TASK GOAL:
Copy each line that holds "this".

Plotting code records
((
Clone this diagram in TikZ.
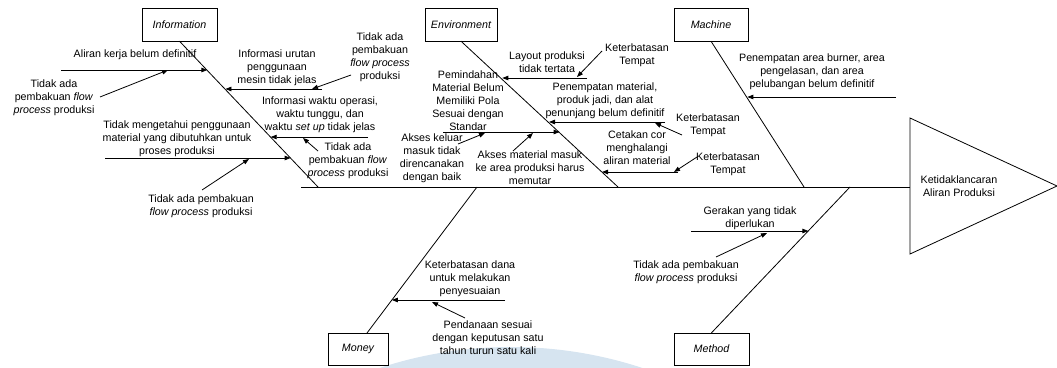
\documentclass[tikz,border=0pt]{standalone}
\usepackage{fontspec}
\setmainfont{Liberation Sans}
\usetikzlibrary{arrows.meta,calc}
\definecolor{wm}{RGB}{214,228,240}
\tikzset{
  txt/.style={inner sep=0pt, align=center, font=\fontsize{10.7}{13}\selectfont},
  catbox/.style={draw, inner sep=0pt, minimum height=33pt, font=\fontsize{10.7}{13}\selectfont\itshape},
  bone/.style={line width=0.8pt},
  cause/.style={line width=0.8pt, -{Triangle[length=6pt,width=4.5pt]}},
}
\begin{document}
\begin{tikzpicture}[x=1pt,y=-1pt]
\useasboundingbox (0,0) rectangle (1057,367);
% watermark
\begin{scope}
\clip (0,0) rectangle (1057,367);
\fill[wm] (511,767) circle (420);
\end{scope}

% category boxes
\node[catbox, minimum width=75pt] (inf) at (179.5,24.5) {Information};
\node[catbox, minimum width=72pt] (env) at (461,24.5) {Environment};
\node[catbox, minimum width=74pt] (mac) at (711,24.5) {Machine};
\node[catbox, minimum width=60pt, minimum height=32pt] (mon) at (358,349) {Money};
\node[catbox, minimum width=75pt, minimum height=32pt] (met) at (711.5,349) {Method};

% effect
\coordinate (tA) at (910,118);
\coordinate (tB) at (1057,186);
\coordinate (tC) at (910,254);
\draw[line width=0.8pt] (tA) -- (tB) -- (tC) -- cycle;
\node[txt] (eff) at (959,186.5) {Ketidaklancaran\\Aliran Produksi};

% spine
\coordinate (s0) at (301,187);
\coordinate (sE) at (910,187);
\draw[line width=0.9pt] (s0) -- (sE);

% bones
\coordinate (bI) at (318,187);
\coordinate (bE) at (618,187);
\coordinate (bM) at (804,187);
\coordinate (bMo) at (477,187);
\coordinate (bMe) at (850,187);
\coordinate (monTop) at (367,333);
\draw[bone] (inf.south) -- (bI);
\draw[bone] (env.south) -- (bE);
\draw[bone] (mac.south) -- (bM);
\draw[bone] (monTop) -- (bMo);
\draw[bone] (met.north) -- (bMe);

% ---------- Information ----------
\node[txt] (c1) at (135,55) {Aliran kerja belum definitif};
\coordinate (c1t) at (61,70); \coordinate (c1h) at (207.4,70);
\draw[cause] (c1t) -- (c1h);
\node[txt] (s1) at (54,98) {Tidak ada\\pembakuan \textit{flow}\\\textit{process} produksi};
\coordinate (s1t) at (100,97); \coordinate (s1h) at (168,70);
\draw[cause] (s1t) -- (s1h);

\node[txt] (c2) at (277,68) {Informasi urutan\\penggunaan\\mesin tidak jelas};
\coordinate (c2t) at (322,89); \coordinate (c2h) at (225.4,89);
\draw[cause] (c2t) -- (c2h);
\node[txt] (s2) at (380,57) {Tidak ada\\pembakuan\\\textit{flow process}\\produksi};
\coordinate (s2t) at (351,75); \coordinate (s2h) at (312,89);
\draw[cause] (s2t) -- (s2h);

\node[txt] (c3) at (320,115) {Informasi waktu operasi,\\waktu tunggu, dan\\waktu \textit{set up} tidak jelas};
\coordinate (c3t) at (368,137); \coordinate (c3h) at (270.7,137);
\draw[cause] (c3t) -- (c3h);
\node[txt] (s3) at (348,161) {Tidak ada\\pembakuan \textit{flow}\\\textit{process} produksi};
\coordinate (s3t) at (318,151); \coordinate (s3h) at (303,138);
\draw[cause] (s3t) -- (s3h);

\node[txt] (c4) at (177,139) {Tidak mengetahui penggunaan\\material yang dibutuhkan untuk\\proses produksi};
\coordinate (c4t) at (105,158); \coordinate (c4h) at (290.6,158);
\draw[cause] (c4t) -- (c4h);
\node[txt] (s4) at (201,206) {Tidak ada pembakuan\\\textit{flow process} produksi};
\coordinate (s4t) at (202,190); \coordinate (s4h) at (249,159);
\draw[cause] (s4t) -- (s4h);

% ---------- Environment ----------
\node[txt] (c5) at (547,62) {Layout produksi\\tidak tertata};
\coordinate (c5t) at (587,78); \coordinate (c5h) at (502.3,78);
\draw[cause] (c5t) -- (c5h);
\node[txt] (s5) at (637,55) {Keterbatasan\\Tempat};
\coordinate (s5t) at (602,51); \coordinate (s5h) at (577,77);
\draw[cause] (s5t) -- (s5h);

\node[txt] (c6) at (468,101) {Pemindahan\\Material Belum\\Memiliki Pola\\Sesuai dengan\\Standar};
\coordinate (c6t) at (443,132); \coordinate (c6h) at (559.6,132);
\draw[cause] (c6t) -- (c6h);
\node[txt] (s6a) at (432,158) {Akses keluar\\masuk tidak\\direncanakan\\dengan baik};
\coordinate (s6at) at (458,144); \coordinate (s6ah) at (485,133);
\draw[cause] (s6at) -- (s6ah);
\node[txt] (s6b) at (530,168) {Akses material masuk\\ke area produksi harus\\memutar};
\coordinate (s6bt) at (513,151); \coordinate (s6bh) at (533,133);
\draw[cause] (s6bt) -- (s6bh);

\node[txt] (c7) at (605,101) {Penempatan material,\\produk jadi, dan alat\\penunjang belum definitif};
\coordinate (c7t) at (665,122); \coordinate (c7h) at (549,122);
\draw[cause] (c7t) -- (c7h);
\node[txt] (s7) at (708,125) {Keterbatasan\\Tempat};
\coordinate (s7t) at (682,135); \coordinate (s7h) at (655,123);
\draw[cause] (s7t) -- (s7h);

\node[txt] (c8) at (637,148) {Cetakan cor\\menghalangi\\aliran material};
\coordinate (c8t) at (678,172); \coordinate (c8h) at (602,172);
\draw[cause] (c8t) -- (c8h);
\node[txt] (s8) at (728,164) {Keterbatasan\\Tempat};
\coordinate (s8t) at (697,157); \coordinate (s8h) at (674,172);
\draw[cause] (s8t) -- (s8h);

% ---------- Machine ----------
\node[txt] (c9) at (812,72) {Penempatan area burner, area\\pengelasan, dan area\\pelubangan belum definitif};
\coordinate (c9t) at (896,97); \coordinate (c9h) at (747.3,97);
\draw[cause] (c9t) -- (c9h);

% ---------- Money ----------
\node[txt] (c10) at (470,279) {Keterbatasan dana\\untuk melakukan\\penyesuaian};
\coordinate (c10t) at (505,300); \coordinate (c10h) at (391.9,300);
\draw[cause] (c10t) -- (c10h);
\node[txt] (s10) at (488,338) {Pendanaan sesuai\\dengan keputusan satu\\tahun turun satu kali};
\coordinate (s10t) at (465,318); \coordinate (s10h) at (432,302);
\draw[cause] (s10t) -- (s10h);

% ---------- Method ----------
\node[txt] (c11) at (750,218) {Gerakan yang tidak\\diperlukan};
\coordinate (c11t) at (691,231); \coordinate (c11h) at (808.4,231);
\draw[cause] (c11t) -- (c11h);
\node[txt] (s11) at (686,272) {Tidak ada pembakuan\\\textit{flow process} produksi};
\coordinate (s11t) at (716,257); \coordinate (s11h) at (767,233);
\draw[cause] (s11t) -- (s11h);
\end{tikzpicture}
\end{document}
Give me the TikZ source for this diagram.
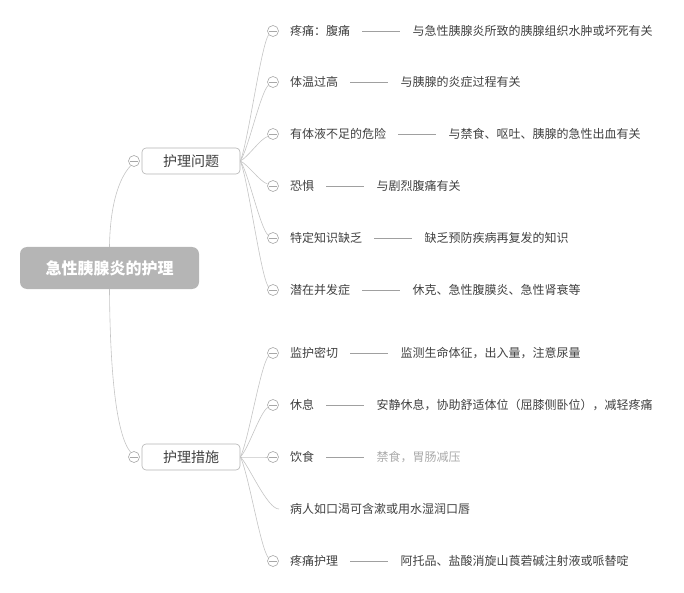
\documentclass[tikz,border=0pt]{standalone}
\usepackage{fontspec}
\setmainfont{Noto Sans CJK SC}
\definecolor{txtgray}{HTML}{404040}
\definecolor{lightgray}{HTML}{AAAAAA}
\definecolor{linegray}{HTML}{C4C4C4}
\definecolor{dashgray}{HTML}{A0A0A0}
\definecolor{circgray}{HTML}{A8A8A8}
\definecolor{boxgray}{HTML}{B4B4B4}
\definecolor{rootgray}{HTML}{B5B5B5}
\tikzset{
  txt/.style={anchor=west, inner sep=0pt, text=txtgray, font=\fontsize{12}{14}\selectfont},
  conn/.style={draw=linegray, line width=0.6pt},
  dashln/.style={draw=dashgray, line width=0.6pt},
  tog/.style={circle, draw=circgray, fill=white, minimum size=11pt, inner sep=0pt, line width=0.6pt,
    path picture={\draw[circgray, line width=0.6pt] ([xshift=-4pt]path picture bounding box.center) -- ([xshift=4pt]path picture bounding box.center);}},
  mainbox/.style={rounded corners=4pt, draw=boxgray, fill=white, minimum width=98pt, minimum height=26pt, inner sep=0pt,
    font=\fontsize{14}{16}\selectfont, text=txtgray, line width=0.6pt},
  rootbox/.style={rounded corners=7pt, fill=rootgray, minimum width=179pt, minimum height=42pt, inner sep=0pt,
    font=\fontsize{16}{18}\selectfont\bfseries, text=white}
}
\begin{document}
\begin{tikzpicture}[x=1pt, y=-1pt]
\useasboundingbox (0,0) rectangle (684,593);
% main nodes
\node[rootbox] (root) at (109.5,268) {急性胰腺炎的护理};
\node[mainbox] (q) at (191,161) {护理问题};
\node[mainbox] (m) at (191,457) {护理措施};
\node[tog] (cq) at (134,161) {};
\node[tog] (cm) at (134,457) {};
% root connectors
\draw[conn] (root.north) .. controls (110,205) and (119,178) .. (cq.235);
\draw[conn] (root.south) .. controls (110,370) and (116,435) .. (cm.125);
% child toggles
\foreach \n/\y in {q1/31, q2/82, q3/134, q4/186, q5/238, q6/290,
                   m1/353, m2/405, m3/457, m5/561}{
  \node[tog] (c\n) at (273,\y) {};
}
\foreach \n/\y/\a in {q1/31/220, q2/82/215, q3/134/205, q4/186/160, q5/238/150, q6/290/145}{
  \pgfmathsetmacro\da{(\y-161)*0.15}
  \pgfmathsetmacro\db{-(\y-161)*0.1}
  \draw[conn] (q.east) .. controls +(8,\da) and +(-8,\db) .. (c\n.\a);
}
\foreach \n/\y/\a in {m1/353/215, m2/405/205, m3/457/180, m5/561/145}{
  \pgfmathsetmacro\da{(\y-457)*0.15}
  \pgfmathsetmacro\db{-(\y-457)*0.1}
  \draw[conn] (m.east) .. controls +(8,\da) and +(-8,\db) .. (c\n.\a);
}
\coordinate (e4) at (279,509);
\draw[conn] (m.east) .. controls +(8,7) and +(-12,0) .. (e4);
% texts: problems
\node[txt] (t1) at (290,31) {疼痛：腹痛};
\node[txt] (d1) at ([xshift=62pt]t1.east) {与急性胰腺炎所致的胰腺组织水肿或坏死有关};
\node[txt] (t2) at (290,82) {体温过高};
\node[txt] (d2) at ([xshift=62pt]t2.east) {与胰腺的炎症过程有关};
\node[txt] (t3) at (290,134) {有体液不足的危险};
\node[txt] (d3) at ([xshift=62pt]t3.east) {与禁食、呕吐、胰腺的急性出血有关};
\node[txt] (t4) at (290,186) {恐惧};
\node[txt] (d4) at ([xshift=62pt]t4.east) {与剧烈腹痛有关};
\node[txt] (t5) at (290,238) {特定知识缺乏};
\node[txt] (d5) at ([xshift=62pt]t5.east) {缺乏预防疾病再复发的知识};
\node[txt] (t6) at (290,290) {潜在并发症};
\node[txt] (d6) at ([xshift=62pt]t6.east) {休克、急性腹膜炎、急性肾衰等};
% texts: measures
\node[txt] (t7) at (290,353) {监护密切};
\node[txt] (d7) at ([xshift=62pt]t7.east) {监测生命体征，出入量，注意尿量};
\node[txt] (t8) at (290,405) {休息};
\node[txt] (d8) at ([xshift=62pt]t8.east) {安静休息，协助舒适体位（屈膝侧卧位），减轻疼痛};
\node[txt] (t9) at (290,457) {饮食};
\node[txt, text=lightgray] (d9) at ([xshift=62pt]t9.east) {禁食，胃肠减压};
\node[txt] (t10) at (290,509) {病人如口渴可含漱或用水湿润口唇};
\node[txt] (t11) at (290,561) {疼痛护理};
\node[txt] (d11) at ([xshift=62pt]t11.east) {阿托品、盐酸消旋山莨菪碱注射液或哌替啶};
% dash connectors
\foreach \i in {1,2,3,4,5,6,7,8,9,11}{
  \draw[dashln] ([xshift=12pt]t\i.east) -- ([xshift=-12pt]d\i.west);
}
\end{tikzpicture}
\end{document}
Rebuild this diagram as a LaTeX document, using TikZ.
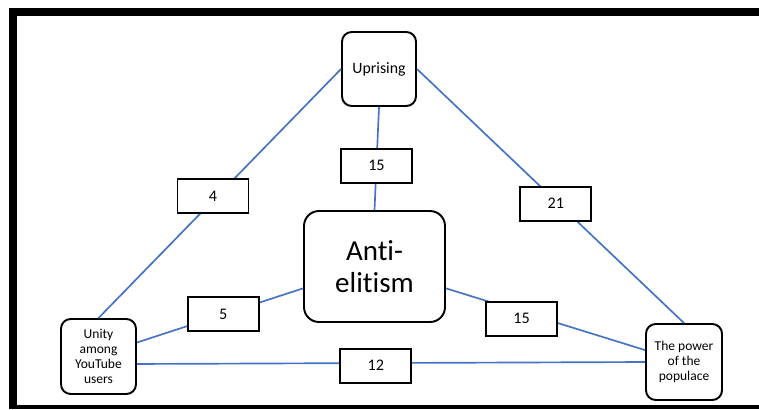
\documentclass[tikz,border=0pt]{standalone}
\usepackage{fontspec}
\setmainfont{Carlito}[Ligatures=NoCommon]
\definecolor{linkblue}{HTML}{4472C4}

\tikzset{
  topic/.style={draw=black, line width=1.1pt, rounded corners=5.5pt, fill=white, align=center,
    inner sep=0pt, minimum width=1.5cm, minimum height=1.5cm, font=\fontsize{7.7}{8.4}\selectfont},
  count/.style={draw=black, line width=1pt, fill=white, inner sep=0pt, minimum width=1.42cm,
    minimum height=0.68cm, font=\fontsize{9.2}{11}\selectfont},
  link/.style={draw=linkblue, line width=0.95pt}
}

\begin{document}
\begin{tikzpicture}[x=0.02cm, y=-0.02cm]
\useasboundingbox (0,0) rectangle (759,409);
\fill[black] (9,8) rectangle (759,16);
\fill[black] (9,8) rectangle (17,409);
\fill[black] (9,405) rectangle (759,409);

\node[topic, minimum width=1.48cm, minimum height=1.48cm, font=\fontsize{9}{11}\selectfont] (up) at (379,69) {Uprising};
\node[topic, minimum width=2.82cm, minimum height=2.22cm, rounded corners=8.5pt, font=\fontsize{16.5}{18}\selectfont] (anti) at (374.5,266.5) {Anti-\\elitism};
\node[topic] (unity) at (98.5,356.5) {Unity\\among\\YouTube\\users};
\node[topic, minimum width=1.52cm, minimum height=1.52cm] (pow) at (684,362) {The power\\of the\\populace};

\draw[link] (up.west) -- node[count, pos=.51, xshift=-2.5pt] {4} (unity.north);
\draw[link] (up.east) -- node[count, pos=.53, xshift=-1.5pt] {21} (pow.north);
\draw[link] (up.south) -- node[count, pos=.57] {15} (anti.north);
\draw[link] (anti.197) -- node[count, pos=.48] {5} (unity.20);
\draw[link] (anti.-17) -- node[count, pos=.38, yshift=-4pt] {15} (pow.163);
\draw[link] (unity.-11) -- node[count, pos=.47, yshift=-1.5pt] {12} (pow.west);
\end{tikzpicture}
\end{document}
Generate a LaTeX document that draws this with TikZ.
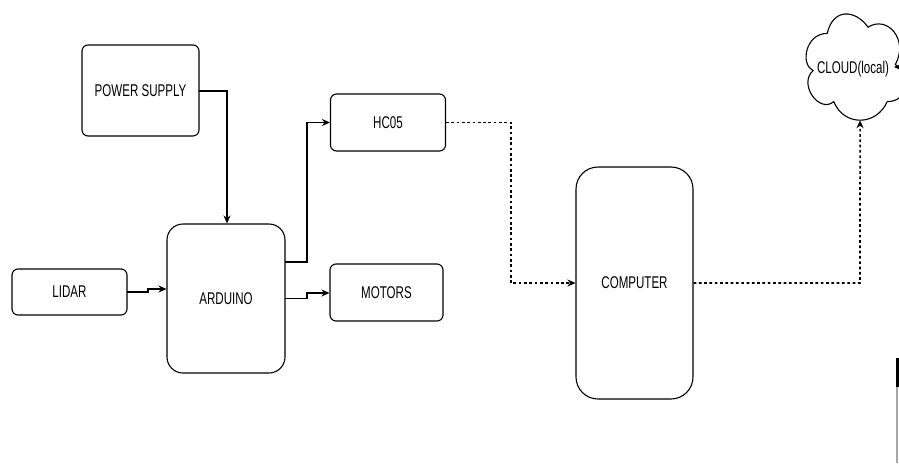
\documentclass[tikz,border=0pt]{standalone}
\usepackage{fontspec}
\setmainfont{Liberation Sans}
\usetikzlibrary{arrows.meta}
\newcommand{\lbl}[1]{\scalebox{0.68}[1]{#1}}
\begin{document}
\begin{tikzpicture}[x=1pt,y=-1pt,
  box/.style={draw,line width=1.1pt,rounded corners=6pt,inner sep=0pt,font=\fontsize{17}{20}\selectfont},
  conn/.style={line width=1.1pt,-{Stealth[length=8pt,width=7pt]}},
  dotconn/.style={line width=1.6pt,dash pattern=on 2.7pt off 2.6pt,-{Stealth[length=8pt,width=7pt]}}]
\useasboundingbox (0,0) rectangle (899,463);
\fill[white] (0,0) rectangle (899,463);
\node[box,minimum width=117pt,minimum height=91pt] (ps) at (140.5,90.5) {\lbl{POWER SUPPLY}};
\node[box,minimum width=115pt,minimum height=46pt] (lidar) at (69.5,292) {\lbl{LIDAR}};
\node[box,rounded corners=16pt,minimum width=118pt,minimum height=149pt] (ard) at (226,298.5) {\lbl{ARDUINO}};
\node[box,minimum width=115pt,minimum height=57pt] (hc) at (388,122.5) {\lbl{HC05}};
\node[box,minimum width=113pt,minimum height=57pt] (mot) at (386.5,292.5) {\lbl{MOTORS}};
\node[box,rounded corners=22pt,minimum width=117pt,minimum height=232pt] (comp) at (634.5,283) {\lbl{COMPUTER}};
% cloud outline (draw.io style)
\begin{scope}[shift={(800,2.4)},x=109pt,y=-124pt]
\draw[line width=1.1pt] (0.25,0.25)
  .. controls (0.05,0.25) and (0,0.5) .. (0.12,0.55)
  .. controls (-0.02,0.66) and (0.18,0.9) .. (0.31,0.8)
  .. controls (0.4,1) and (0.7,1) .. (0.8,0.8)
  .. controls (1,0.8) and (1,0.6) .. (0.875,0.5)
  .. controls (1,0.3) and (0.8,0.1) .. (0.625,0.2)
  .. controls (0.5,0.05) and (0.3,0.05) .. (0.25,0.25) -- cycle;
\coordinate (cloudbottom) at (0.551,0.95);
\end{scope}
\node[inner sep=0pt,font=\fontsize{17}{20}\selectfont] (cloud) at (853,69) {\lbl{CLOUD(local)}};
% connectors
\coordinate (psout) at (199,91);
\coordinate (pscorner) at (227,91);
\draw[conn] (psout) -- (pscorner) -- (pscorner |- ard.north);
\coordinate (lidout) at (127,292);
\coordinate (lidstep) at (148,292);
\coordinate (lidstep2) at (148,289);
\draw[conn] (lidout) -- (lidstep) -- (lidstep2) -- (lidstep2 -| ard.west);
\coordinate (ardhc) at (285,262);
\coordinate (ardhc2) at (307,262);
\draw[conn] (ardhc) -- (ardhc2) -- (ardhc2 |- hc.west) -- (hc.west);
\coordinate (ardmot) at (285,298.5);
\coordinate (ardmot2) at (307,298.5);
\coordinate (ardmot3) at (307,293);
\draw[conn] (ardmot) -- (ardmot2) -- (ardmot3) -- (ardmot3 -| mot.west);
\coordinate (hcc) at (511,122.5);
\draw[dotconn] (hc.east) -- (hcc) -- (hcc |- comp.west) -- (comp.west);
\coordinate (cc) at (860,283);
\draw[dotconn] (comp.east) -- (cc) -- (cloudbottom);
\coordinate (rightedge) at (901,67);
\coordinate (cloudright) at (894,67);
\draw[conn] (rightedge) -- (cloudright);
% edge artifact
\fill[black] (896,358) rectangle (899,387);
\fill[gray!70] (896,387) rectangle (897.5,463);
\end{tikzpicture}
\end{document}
))
RESPONSE:
Clone this diagram in TikZ.
Give me the TikZ source for this diagram.
Rebuild this diagram as a LaTeX document, using TikZ.
Generate a LaTeX document that draws this with TikZ.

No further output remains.